В. Р. Меня все равно шокирует, что левые и правые у нас — Зюганов и Гайдар — объединяются на почве ненависти к НАТО и любви к братьям-славянам. По-моему, это какой-то тупой шовинизм. Тебе не приходило это в голову?

В. М. Мне не приходило это в голову по одной простой причине — я не антикоммунист.

В. Р. Я знаю.

В. М. Мне кажется, что это объединение — признак некоей демократической консолидации, того, что политики способны, как бы это сказать, не пугаться ситуации некоторых совпадений в оценке тех или иных конкретных событий, хотя отправные точки у них по отношению к оценке этих событий совершенно разные. Это и есть пример работы политических механизмов — альянсов, тактических союзов и т.п. Это и есть демократия в действии.

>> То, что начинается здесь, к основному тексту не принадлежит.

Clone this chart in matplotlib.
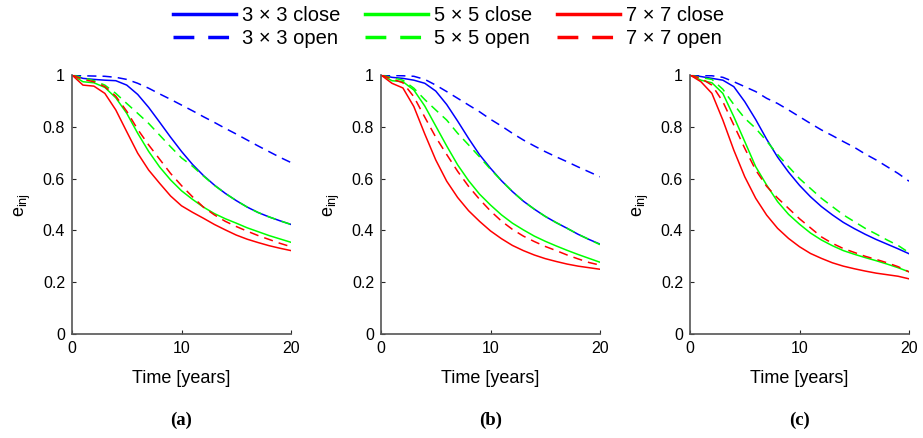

В. Р. Хорошо, Витя, а попробуй объяснить, что это значит, что интеллектуал в России не является антикоммунистом. Ведь у нас в России такой позиции не понимают. Как говорит Саша Иванов, “в России левый дискурс не проходит”, имея в виду свои попытки изданий левых западных мыслителей.

В. М. Признание, что “левый дискурс у нас не проходит” — это обратная сторона слабости мыслящего класса в России. Левый дискурс — это стержневой опыт западной интеллектуальной мысли. Причем это — тот самый дискурс, который и гарантировал русскому опыту принципиальное значение, его исключительное цивилизационное место в нашем столетии. Неспособность российского мыслящего класса понять эти процессы — есть обратная сторона его готовности самого себя этнитизировать. Как сказал индийский премьер, приехав в Россию в разгар Балканского кризиса: “Вы сами не понимаете, как вы сильны!”. Так и это: “Вы сами не понимаете, как вы много значили для Запада!”. С другой стороны, если рассматривать систему российской жизни последнего десятилетия, то мое нежелание вписываться в логику примитивного антикоммунизма, связано с тем, что именно этого хочет от меня власть. На чем, собственно, строится общественная динамика России последние десять лет? Строится она на диалоге, вернее, на бесконечно воспроизводящемся конфликте двух сторон: с одной стороны, коммунистической партии (единственной полноценной политической партии в стране) и персоны гаранта конституции, с другой стороны. Чем более сплачивается и разрастается коммунистическая партия, с ее тремя (или сколько их там?) колоннами, тем более гипертрофируется персонализированная президентская власть. То есть была создана жесткая дихотомическая система, пребывающая друг с другом в тайном сговоре: каждая заинтересована в другом и каждая не заинтересована в гражданском обществе и росте его политической зрелости. И мыслящий класс довольно бездумно принял эти правила игры, слепо доверившись власти, которая играет на его антикоммунистическом неврозе и тем самым выводит себя за рамки критического дискурса, накладывает на него табу. Ведь если отбросить зюгановскую риторику об “оккупационном” режиме и т. п., так ведь вся политическая критика коммунистов абсолютно справедлива или по меньшей мере разумна и компетентна. Но достаточно это признать, как ты неминуемо выталкиваешься в амплуа совков-ностальгиков, в компанию старушек перед музеем Ленина. Моя позиция заключается в том, чтобы выйти из этого дихотомического порочного круга.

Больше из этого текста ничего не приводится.